Copy out all lines where "this" appears.

+ + +

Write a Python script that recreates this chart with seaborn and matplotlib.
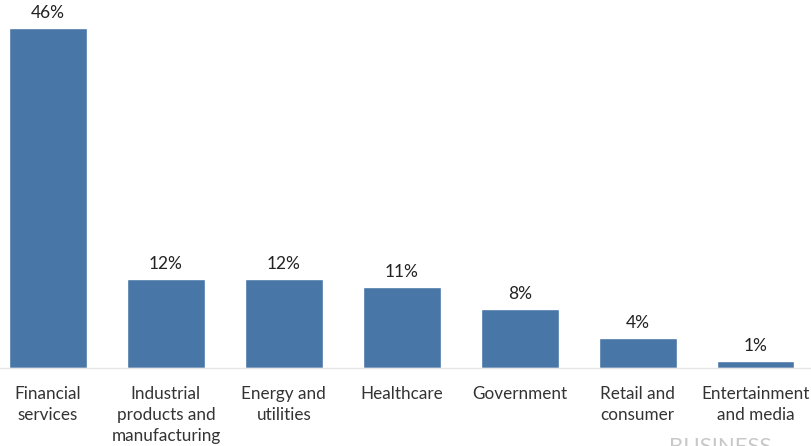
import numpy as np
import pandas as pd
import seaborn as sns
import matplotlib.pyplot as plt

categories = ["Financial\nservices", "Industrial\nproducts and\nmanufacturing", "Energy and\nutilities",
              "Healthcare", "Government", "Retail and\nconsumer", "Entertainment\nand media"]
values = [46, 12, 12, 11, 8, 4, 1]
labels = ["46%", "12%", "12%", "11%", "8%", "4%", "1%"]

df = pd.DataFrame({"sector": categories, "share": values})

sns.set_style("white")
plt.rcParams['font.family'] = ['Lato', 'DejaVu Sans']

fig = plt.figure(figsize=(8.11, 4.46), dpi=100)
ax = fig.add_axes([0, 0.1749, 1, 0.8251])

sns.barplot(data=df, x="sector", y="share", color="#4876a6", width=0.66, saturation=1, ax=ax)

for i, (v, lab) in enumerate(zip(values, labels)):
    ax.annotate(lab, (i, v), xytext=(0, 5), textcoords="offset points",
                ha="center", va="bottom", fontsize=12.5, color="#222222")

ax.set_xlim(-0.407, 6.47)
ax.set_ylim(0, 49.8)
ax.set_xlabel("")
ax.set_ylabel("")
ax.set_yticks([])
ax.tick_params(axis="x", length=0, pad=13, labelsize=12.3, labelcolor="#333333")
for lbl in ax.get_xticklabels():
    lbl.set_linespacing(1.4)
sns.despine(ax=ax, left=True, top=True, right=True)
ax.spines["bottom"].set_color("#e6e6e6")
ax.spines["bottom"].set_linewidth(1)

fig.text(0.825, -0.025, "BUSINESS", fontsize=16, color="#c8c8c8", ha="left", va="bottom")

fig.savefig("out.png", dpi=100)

+ + +

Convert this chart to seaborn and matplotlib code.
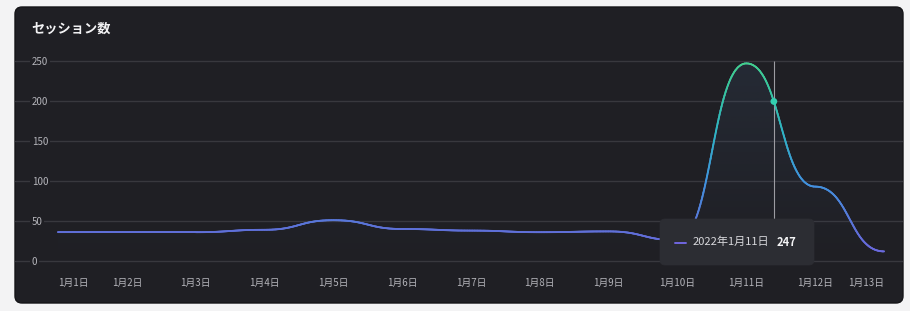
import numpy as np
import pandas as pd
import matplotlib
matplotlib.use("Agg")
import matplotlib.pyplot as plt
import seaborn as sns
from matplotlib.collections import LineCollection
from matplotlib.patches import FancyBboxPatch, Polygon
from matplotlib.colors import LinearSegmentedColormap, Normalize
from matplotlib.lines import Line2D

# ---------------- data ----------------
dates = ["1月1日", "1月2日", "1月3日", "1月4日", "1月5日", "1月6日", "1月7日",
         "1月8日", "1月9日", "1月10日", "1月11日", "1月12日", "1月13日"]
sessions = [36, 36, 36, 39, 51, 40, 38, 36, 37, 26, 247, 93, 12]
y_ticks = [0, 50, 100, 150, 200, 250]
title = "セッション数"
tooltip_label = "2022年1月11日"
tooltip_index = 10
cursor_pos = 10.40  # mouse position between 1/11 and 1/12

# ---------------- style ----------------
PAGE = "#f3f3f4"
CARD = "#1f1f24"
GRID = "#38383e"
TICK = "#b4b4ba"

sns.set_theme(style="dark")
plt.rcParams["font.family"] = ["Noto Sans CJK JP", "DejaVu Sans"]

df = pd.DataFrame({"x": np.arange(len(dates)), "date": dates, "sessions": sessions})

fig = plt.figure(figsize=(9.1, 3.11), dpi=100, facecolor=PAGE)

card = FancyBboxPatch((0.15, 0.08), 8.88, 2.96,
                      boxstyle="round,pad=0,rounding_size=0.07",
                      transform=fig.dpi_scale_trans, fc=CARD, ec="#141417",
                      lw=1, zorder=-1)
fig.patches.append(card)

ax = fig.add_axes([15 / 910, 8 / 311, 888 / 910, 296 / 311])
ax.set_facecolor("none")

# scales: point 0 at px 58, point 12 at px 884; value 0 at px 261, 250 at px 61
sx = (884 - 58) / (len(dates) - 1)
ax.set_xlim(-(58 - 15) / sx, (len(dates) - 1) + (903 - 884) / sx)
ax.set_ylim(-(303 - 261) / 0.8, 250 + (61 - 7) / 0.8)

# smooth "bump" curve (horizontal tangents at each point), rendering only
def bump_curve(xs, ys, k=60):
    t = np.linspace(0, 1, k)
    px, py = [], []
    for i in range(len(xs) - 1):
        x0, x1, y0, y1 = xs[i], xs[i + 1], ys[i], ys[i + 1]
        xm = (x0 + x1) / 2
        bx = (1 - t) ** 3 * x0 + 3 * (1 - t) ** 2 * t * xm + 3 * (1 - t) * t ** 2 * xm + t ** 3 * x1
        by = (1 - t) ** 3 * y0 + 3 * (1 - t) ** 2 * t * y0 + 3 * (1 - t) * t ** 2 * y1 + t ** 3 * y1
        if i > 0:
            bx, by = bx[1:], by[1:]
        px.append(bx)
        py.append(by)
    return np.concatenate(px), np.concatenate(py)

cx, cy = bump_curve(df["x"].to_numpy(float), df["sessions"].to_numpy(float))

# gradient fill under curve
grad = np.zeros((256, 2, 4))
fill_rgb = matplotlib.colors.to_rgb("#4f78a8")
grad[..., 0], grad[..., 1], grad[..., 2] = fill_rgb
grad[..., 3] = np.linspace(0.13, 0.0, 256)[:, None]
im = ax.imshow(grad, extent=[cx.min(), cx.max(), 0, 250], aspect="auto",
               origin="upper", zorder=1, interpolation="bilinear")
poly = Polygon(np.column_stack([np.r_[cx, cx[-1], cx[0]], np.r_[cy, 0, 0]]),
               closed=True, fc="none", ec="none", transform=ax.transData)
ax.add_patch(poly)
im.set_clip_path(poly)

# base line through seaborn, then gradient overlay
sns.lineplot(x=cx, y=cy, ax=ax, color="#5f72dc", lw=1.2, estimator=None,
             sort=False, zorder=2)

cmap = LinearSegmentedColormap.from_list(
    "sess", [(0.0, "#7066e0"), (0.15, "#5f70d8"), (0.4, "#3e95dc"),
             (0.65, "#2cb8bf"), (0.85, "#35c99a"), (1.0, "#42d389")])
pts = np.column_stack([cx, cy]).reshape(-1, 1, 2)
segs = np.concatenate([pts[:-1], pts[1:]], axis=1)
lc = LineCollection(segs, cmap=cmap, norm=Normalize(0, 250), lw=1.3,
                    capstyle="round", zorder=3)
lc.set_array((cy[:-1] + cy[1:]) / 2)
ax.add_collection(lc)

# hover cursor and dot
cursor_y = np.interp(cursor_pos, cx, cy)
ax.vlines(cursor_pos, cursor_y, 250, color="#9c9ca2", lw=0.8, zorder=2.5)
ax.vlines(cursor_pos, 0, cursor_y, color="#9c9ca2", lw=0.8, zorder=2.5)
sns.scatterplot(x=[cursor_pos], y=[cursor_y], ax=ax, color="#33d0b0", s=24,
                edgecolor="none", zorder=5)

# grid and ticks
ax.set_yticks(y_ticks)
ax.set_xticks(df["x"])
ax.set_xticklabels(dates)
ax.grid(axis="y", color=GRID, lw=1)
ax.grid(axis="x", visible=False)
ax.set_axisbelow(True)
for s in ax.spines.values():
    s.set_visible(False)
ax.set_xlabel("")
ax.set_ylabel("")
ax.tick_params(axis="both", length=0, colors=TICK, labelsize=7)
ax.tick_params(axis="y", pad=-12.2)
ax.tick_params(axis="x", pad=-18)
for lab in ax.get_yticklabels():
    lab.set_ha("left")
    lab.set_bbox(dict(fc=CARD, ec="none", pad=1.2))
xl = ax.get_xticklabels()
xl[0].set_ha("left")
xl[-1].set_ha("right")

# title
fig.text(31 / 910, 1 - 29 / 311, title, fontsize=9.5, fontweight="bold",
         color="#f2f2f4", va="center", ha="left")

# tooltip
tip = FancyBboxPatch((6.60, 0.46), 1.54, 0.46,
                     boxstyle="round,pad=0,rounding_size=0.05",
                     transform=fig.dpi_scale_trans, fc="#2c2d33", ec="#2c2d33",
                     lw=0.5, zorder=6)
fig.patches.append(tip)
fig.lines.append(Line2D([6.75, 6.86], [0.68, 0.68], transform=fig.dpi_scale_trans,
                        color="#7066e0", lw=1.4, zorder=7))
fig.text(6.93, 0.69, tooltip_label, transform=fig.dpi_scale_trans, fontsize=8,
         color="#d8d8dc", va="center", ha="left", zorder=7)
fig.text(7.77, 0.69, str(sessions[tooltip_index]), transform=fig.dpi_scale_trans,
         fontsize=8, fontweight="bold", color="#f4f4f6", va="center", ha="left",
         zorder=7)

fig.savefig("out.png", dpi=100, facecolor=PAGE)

+ + +

* _Result of the task_
Write a Python script that recreates this chart with seaborn and matplotlib.
Convert this chart to seaborn and matplotlib code.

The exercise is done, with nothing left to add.